En el horizonte inmediato tendrá que definir la relación que el PP quiere con Vox y si hará seguidismo o no de su agenda y su discurso, como hizo su antecesor y ha interiorizado sin problema alguno Isabel Díaz Ayuso. Si es seria su apuesta por la “España plural y diversa”, defiende con convicción las lenguas cooficiales, es un partido europeísta, autonomista, y respeta todo tipo de familias, poco tendrá que hablar con la ultraderecha y mucho que decir o hacer sobre la coalición de gobierno en Castilla y León, más allá de transmitir en privado su malestar por la negociación que llevó a cabo Mañueco con los de Abascal. Por acción u omisión, esa entente con quienes han celebrado este lunes la victoria electoral de Viktor Orbán en Hungría se le imputará, lo quiera o no, porque la relación con el nacionalpopulismo es su principal desafío, como lo ha sido para todo centro-derecha europeo, donde unos lo resolvieron con el llamado “cordón sanitario”  y otros se convirtieron en una copia de ellos. 

Tampoco podrá pedir un aplazamiento para decidir si apoya o no la convalidación del decreto de medidas del Gobierno contra las consecuencias de la guerra en Ucrania. Hasta el momento, de sus palabras se deduce que ha enfriado la posibilidad de respaldarlo porque el texto no incluye una bajada general de impuestos que, según su interpretación, Sánchez acordó en La Palma y, sin embargo, no aparece como tal en la declaración suscrita con las Comunidades Autónomas. Antes de 30 días tendrá que decidirse y en su propio partido ya avisan de que tendrá que meditarlo porque, si lo apoya, será crucificado por el universo mediático de la derecha.

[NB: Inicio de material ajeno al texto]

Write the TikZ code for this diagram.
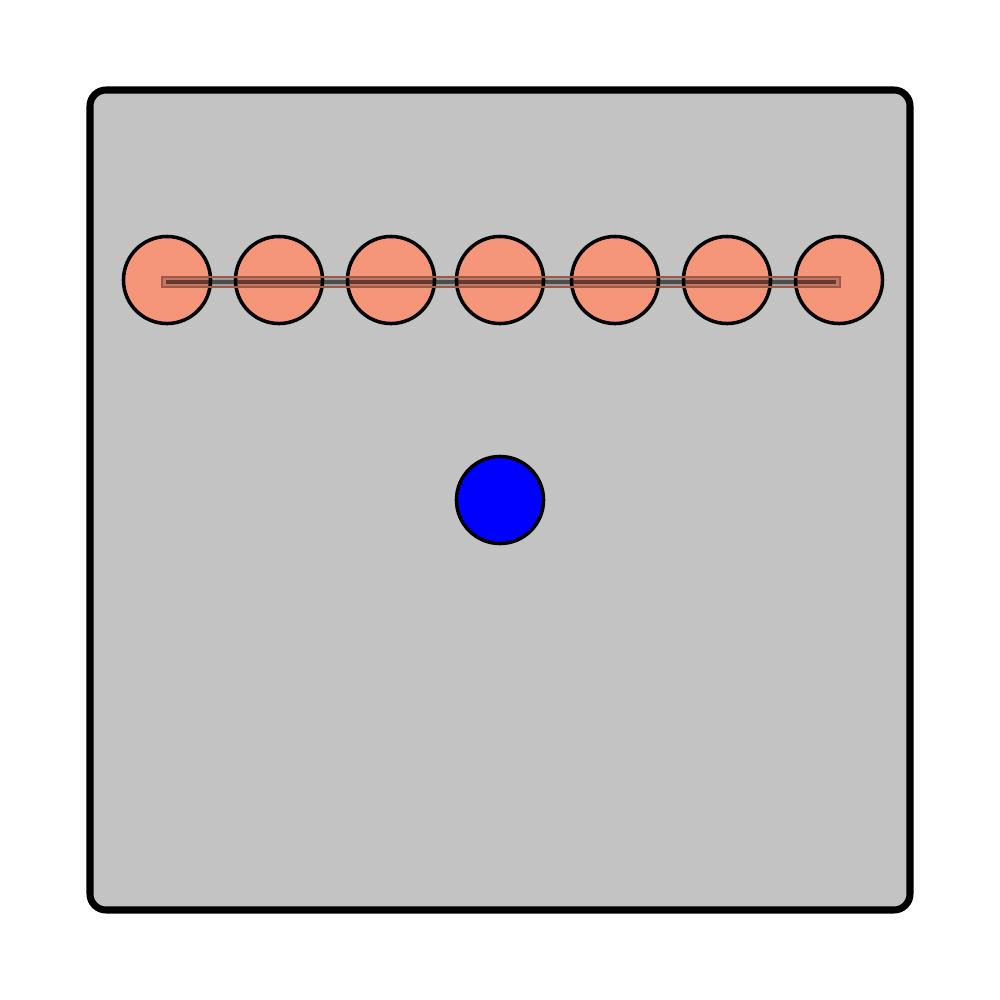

Es precisamente entre los medios afines donde no han respetado ni 100, ni 10, ni siquiera un día de gracia. La moderación en su narrativa, su presunta disposición al diálogo y, sobre todo, su decisión de diluir a Ayuso en el reparto de poder orgánico, ya le han valido las primeras críticas de las plumas más cercanas a su espectro ideológico. Otras, ya buscan acomodo en el supuesto neocentrismo y la moderación como si nunca hubieran azuzado la polarización y el enfrentamiento ni defendido las tesis más ultras.

España no está para prórrogas ni para tiempos muertos. El tiempo apremia y Feijóo no dispone de mucho para fijar las coordenadas de su acción de oposición, más allá de discursos en los que no se le puede interpelar. Lo que cuentan son los hechos y las respuestas concretas a todas las preguntas que se le puedan plantear en una rueda de prensa que, por cierto, ha evitado hasta el momento.